7. Create Decoding Graphs and Prepare for Listening

Here we assume that the getPhrases method returns an array of strings with phrases that the recognizer should listen to.

KASRRecognizer recognizer = KASRRecognizer.sharedInstance();
// getPhrases is a method that returns an array of phrases
String[] phrases = MainActivity.getPhrases();

if (recognizer != null) {
   String dgName = "words";
   KASRDecodingGraph.createDecodingGraphFromSentences(phrases, recognizer, dgName);
   // alternatively, if you are using trigger phrase functionality
//   KASRDecodingGraph.createDecodingGraphFromSentencesWithTriggerPhrase(phrases, "hey computer", recognizer, dgName);   
   recognizer.prepareForListeningWithCustomDecodingGraphWithName("words");
} else {
   Log.e(TAG, "Unable to retrieve recognizer");
}

8. Start/Stop Listening

To start capturing audio from the device mic and decoding it, call the recognizer’s startListening method.

KASRRecognizer recognizer = KASRRecognizer.sharedInstance();
recognizer.startListening();

You can make the app stop listening by explicitly calling the stopListening() method. However, we highly recommend you rely on Voice Activity Detection and let the recognizer stop automatically when one of the VAD rules is triggered.

While the recognizer is listening, it will periodically (every 100-200ms) call the listener’s onPartialResult() method IF there are partial recognition results AND they differ from the most recent partial result.

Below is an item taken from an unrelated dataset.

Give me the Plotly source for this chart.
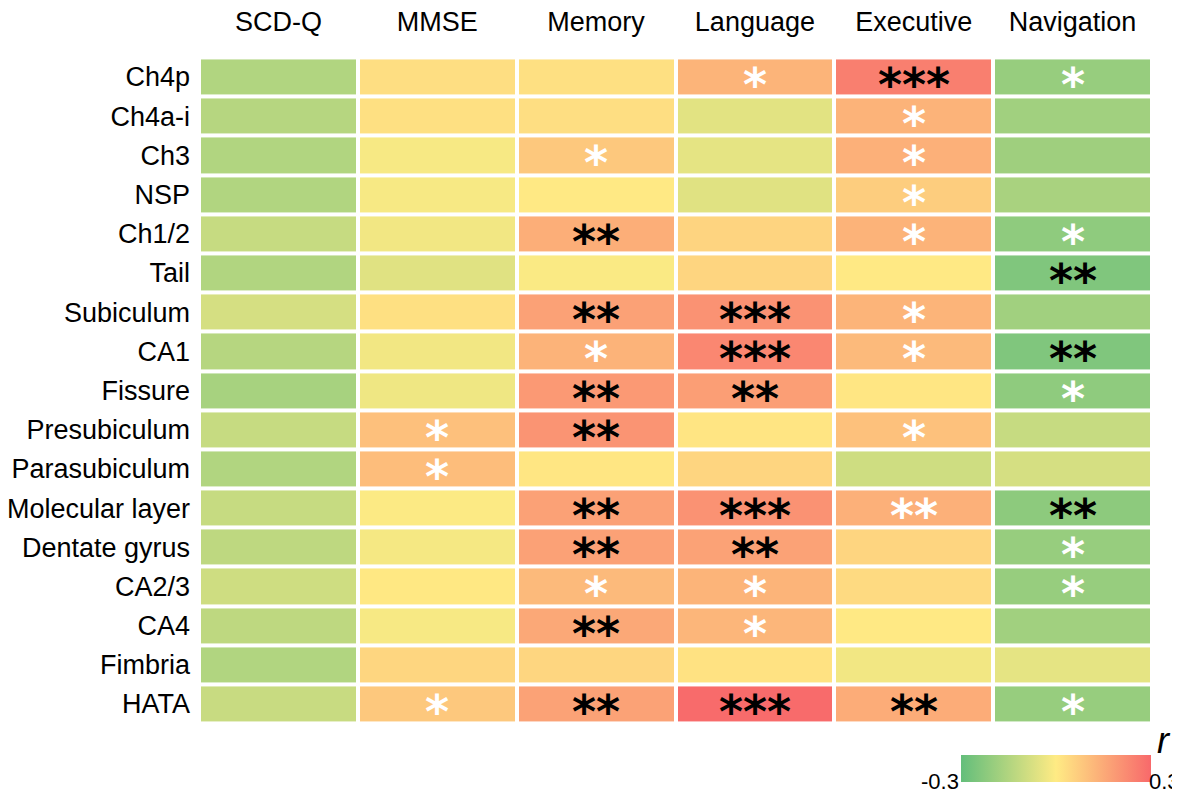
import plotly.graph_objects as go

# columns and hippocampal / basal forebrain subregions
measures = ["SCD-Q", "MMSE", "Memory", "Language", "Executive", "Navigation"]
regions = ["Ch4p", "Ch4a-i", "Ch3", "NSP", "Ch1/2", "Tail", "Subiculum", "CA1",
           "Fissure", "Presubiculum", "Parasubiculum", "Molecular layer",
           "Dentate gyrus", "CA2/3", "CA4", "Fimbria", "HATA"]

# correlation coefficients r (rows follow regions, columns follow measures)
r_values = [
    [-0.15, 0.030, 0.025, 0.127, 0.250, -0.200],
    [-0.14, 0.025, 0.030, -0.055, 0.130, -0.180],
    [-0.15, -0.015, 0.080, -0.050, 0.135, -0.185],
    [-0.15, -0.015, 0.005, -0.060, 0.070, -0.165],
    [-0.11, -0.025, 0.140, 0.053, 0.130, -0.215],
    [-0.15, -0.060, -0.010, 0.050, 0.005, -0.245],
    [-0.08, 0.025, 0.170, 0.205, 0.127, -0.180],
    [-0.14, -0.025, 0.130, 0.230, 0.113, -0.245],
    [-0.17, -0.030, 0.190, 0.178, 0.012, -0.215],
    [-0.11, 0.100, 0.200, 0.014, 0.097, -0.110],
    [-0.15, 0.106, 0.012, 0.050, -0.095, -0.080],
    [-0.11, -0.005, 0.170, 0.205, 0.135, -0.220],
    [-0.125, -0.020, 0.170, 0.168, 0.050, -0.200],
    [-0.095, 0.007, 0.113, 0.127, 0.040, -0.200],
    [-0.125, -0.015, 0.155, 0.122, 0.005, -0.180],
    [-0.15, 0.048, 0.048, 0.020, -0.025, -0.050],
    [-0.105, 0.080, 0.168, 0.295, 0.145, -0.200],
]

# significance marks and their colour (w = white, k = black)
stars = [
    ["", "", "", "*", "***", "*"],
    ["", "", "", "", "*", ""],
    ["", "", "*", "", "*", ""],
    ["", "", "", "", "*", ""],
    ["", "", "**", "", "*", "*"],
    ["", "", "", "", "", "**"],
    ["", "", "**", "***", "*", ""],
    ["", "", "*", "***", "*", "**"],
    ["", "", "**", "**", "", "*"],
    ["", "*", "**", "", "*", ""],
    ["", "*", "", "", "", ""],
    ["", "", "**", "***", "**", "**"],
    ["", "", "**", "**", "", "*"],
    ["", "", "*", "*", "", "*"],
    ["", "", "**", "*", "", ""],
    ["", "", "", "", "", ""],
    ["", "*", "**", "***", "**", "*"],
]
star_colors = [
    ["", "", "", "w", "k", "w"],
    ["", "", "", "", "w", ""],
    ["", "", "w", "", "w", ""],
    ["", "", "", "", "w", ""],
    ["", "", "k", "", "w", "w"],
    ["", "", "", "", "", "k"],
    ["", "", "k", "k", "w", ""],
    ["", "", "w", "k", "w", "k"],
    ["", "", "k", "k", "", "w"],
    ["", "w", "k", "", "w", ""],
    ["", "w", "", "", "", ""],
    ["", "", "k", "k", "w", "k"],
    ["", "", "k", "k", "", "w"],
    ["", "", "w", "w", "", "w"],
    ["", "", "k", "w", "", ""],
    ["", "", "", "", "", ""],
    ["", "w", "k", "k", "k", "w"],
]

r_min, r_max = -0.3, 0.3
scale = [[0.0, "#63BE7B"], [0.5, "#FFEB84"], [1.0, "#F8696B"]]
FONT = "Liberation Sans, Arial, sans-serif"
STAR_FONT = "DejaVu Sans, sans-serif"

CB_X = 0.7995
CB_Y = -0.0438

fig = go.Figure(go.Heatmap(
    z=r_values, x=measures, y=regions,
    colorscale=scale, zmin=r_min, zmax=r_max,
    xgap=4, ygap=4,
    colorbar=dict(
        orientation="h", lenmode="pixels", len=190, thickness=27,
        xanchor="left", x=CB_X, yanchor="top", y=CB_Y,
        xpad=0, ypad=0, outlinewidth=0, showticklabels=False, ticks="",
    ),
))

for i, reg in enumerate(regions):
    for j, m in enumerate(measures):
        if stars[i][j]:
            fig.add_annotation(
                x=m, y=reg, text="<b>" + stars[i][j] + "</b>", showarrow=False,
                font=dict(size=46, family=STAR_FONT,
                          color="white" if star_colors[i][j] == "w" else "black"),
                yshift=-8,
            )

# colorbar end labels and title
fig.add_annotation(xref="paper", yref="paper", x=CB_X, y=CB_Y, yshift=-12,
                   text=str(r_min), showarrow=False, xanchor="right", yanchor="top",
                   font=dict(size=22, family=FONT, color="black"))
fig.add_annotation(xref="paper", yref="paper", x=(1174 - 191) / 953, y=CB_Y, yshift=-12,
                   text=str(r_max), showarrow=False, xanchor="right", yanchor="top",
                   font=dict(size=22, family=FONT, color="black"))
fig.add_annotation(xref="paper", yref="paper", x=1.0, y=CB_Y, xshift=12, yshift=-8,
                   text="<i>r</i>", showarrow=False, xanchor="center", yanchor="bottom",
                   font=dict(size=36, family=FONT, color="black"))

fig.update_layout(
    width=1180, height=800,
    margin=dict(l=191, r=36, t=32, b=83, autoexpand=False),
    paper_bgcolor="white", plot_bgcolor="white",
    font=dict(family=FONT, size=27, color="black"),
)
fig.update_xaxes(side="top", showgrid=False, zeroline=False, ticks="",
                 tickfont=dict(size=27), ticklabelstandoff=3, automargin=False)
fig.update_yaxes(autorange="reversed", showgrid=False, zeroline=False, ticks="",
                 tickfont=dict(size=27), ticklabelstandoff=8, automargin=False)

fig.write_html("out.html")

The Recognizer automatically stops listening when one of the Voice Activity Detection (VAD) rules is triggered. You can control the VAD configuration parameters through the setVADParameter() method. When the recognizer stops listening due to VAD triggering, it will call onFinalResult() method.

See KASRVadParameter constants for more information on configuring VAD settings.

When using a decoding graph created with trigger phrase support, the logic is slightly different. After you call the startListening method, the recognizer will listen continuously. Then, when the trigger phrase is recognized, the onTriggerPhrase method is called, after which the recognizer switches back to the regular listening mode. In regular listening mode partial results are reported via onPartialResult and the recognizer stops listening after one of the VAD rules is triggered. In your onFinalResult method you would act upon the command and then most likely call startListening again to continue listening (this will depend on the logic of your application).

You can direct the recognizer to create audio recordings of the audio that is captured from the microphone by calling setCreateAudioRecordings(true). Use the getLastRecordingFilename() method to determine the path to the recorded file.

The SDK only creates the recording; it is your responsibility to do something with the audio file once it has been created. For example, you might play the audio back to the user and delete it afterwards. Or you could delete the audio only locally after sending it to the backend to assess how users are interacting with your app.

As a Keen Research customer, you have access to Dashboard, a cloud-based tool for development support. Future releases of Android SDK will provide ways to automatically upload recordings and ASR metadata to Dashboard for review and further analysis.